The biggest advantage? You get context. When you manually review each subdomain, you understand its purpose, whether it’s still needed, and who’s responsible for it. This hands-on approach can uncover organizational knowledge that automated tools miss entirely.

But here’s the reality: manual discovery is incredibly time-consuming and error-prone. You’ll inevitably miss things. That staging server someone set up three years ago? The one they never documented? You won’t find it by asking around. And if you manage multiple domains or have a distributed team, manual tracking becomes practically impossible.

Manual discovery works okay for very small organizations with just a few subdomains and tight control over DNS changes. For everyone else, it’s a recipe for gaps in your security posture.

Automated Discovery: Let the Tools Do the Work

Automated subdomain discovery tools flip the script entirely. Instead of you hunting for subdomains, these tools actively scan for them using various techniques: certificate transparency logs, DNS brute-forcing, search engine queries, and more.

The advantages are clear. Automated tools are comprehensive, fast, and consistent. They don’t forget to check. They don’t miss things because someone was on vacation. They find subdomains you didn’t even know existed – which is exactly the point.

I started using automated discovery about two years ago, and the first scan was eye-opening. We found 47 subdomains. We knew about 12 of them. The other 35? Complete mysteries. Some were old projects, some were employee experiments, and a few were legitimate security concerns that needed immediate attention.

But automation isn’t perfect either. The main challenge is dealing with false positives and context. An automated tool might flag a subdomain as ”discovered,” but it won’t tell you why it exists or whether it should. You still need human judgment to evaluate what you find.

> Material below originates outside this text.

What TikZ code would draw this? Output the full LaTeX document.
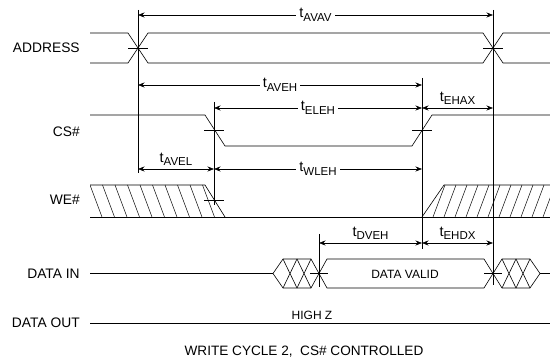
\documentclass[tikz,border=0pt]{standalone}
\usepackage{fontspec}
\setmainfont{Liberation Sans}
\usetikzlibrary{arrows.meta}

\newcommand{\tpar}[1]{t\raisebox{-0.45ex}{\fontsize{11.5}{12}\selectfont #1}}

\begin{document}
\begin{tikzpicture}[x=1pt, y=-1pt, line width=0.6pt,
  sig/.style={font=\fontsize{13.8}{15}\selectfont, anchor=east, inner sep=0pt},
  txt/.style={font=\fontsize{12}{14}\selectfont, inner sep=1pt},
  tlab/.style={font=\fontsize{14.5}{16}\selectfont, fill=white, inner sep=3pt},
  dim/.style={{Stealth[length=6.5pt,width=5pt]}-{Stealth[length=6.5pt,width=5pt]}},
  guide/.style={line width=0.5pt},
  hatch/.style={line width=0.5pt}]
  \useasboundingbox (0,0) rectangle (550,361);

  % guide lines
  \coordinate (ga) at (138,0);
  \coordinate (gb) at (214,0);
  \coordinate (gc) at (422,0);
  \coordinate (gd) at (493,0);
  \coordinate (ge) at (319,0);
  \draw[guide] (ga |- 0,10) -- (ga |- 0,173);
  \draw[guide] (gb |- 0,102) -- (gb |- 0,205);
  \draw[guide] (gc |- 0,78) -- (gc |- 0,249);
  \draw[guide] (gd |- 0,10) -- (gd |- 0,285);
  \draw[guide] (ge |- 0,234) -- (ge |- 0,287);

  % signal names
  \node[sig] (addr) at (80,48) {ADDRESS};
  \node[sig] (cs) at (80,132) {CS\#};
  \node[sig] (we) at (80,200) {WE\#};
  \node[sig] (din) at (80,273.5) {DATA IN};
  \node[sig] (dout) at (80,323) {DATA OUT};

  % ADDRESS
  \draw (90,33) -- (128,33) -- (148,63) -- (483,63) -- (503,33) -- (550,33);
  \draw (90,63) -- (128,63) -- (148,33) -- (483,33) -- (503,63) -- (550,63);
  \draw (128,48) -- (148,48) (483,48) -- (503,48);

  % CS#
  \draw (90,115) -- (205,115) -- (225,146) -- (412,146) -- (432,115) -- (550,115);
  \draw (204,130.5) -- (224,130.5) (412,130.5) -- (432,130.5);

  % WE#
  \draw (90,185) -- (205,185) -- (225,217);
  \draw (90,217) -- (550,217);
  \draw (422,217) -- (444,185) -- (550,185);
  \draw (204,200) -- (224,200);
  \begin{scope}
    \clip (90,185) -- (205,185) -- (225,217) -- (90,217) -- cycle;
    \foreach \x in {77.5,90,...,230} \draw[hatch] (\x,185) -- (\x+12,217);
  \end{scope}
  \begin{scope}
    \clip (422,217) -- (444,185) -- (550,185) -- (550,217) -- cycle;
    \foreach \x in {411,422,...,555} \draw[hatch] (\x,217) -- (\x+12,185);
  \end{scope}

  % DATA IN
  \draw (90,273.5) -- (273,273.5) -- (283,259) -- (311,259);
  \draw (273,273.5) -- (283,288) -- (311,288);
  \foreach \x in {283,297} {
    \draw (\x,259) -- (\x+14,288);
    \draw (\x,288) -- (\x+14,259);
  }
  \draw (311,259) -- (327,288) -- (484,288) -- (502,259) -- (530,259) -- (540,273.5) -- (550,273.5);
  \draw (311,288) -- (327,259) -- (484,259) -- (502,288) -- (530,288) -- (540,273.5);
  \foreach \x in {502,516} {
    \draw (\x,259) -- (\x+14,288);
    \draw (\x,288) -- (\x+14,259);
  }
  \draw (310,273.5) -- (328,273.5) (484,273.5) -- (502,273.5);
  \node[txt] (valid) at (405,274) {DATA VALID};

  % DATA OUT
  \draw (90,323) -- (550,323);
  \node[txt] (hiz) at (312,315) {HIGH Z};

  % timing arrows
  \draw[dim] (ga |- 0,15) -- node[tlab] (avav) {\tpar{AVAV}} (gd |- 0,15);
  \draw[dim] (ga |- 0,85) -- node[tlab] (aveh) {\tpar{AVEH}} (gc |- 0,85);
  \draw[dim] (gb |- 0,108) -- node[tlab] (eleh) {\tpar{ELEH}} (gc |- 0,108);
  \draw[dim] (gc |- 0,108) -- node[tlab, above=0pt] (ehax) {\tpar{EHAX}} (gd |- 0,108);
  \draw[dim] (ga |- 0,169) -- node[tlab, above=0pt] (avel) {\tpar{AVEL}} (gb |- 0,169);
  \draw[dim] (gb |- 0,169) -- node[tlab] (wleh) {\tpar{WLEH}} (gc |- 0,169);
  \draw[dim] (ge |- 0,243) -- node[tlab, above=0pt] (dveh) {\tpar{DVEH}} (gc |- 0,243);
  \draw[dim] (gc |- 0,243) -- node[tlab, above=0pt] (ehdx) {\tpar{EHDX}} (gd |- 0,243);

  \node[font=\fontsize{13.6}{15}\selectfont, inner sep=1pt] (title) at (304,352) {WRITE CYCLE 2,\ \ CS\# CONTROLLED};
\end{tikzpicture}
\end{document}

The Hybrid Approach That Actually Works

After trying both methods, here’s what I’ve found works best: use automation for discovery, then apply manual processes for evaluation and decision-making.

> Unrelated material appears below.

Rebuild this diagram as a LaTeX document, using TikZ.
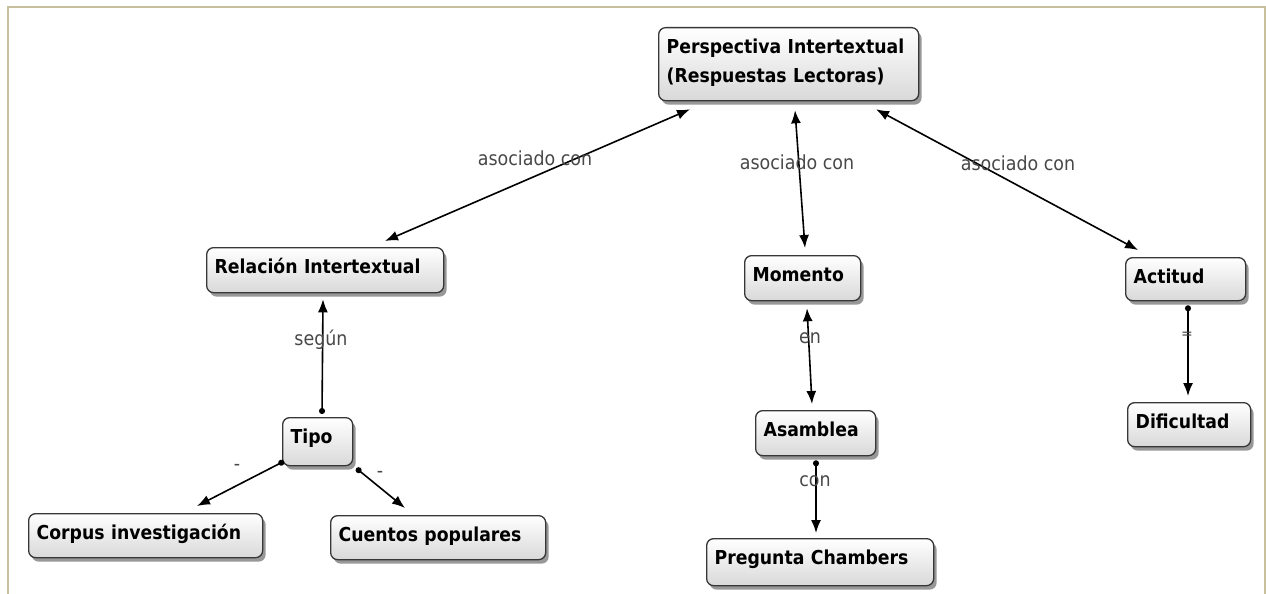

Set up an automated tool to continuously scan for new subdomains. You want this running regularly – at least weekly, ideally daily for larger organizations. When the tool finds something new, that triggers a manual review process where someone actually investigates what it is and whether it should exist.

This hybrid approach gives you the comprehensiveness of automation with the contextual understanding of manual review. You’re not drowning in work trying to manually track everything, but you’re also not blindly trusting automated results without understanding them.

Key Features to Look For

If you’re choosing an automated tool, here’s what actually matters:

Continuous monitoring is essential. One-time scans are useful, but subdomains change constantly. You need something that keeps watching and alerts you to changes.

DNS health monitoring should be included. It’s not enough to just discover subdomains – you need to know if their DNS records are healthy, if they’re pointing to active services, and if there are any misconfigurations.

Alert mechanisms that actually work. Getting an email about a new subdomain is helpful. Getting an immediate alert that one of your subdomains is now pointing to a service you don’t control? That’s critical.

Common Mistakes to Avoid

The biggest mistake I see is treating subdomain discovery as a one-time project. You run a scan, clean things up, and assume you’re done. But new subdomains appear constantly as your team works. Without continuous monitoring, you’re back to square one within months.

Another mistake is ignoring low-priority findings. Just because a subdomain isn’t business-critical doesn’t mean it’s not a security risk. Attackers often target the forgotten corners of your infrastructure precisely because they’re less monitored.

The Bottom Line

Manual subdomain discovery made sense when organizations had five subdomains and one person managing DNS. That’s not the world we live in anymore. Modern digital infrastructure is complex, distributed, and constantly changing.

Automated tools aren’t perfect, but they’re necessary. The real question isn’t whether to automate, but how to combine automation with the human judgment needed to make sense of what you discover. Start with automated discovery, apply manual evaluation to the results, and maintain continuous monitoring to catch new subdomains as they appear.

Your attack surface is probably larger than you think. The only way to know for sure is to actually look – and keep looking.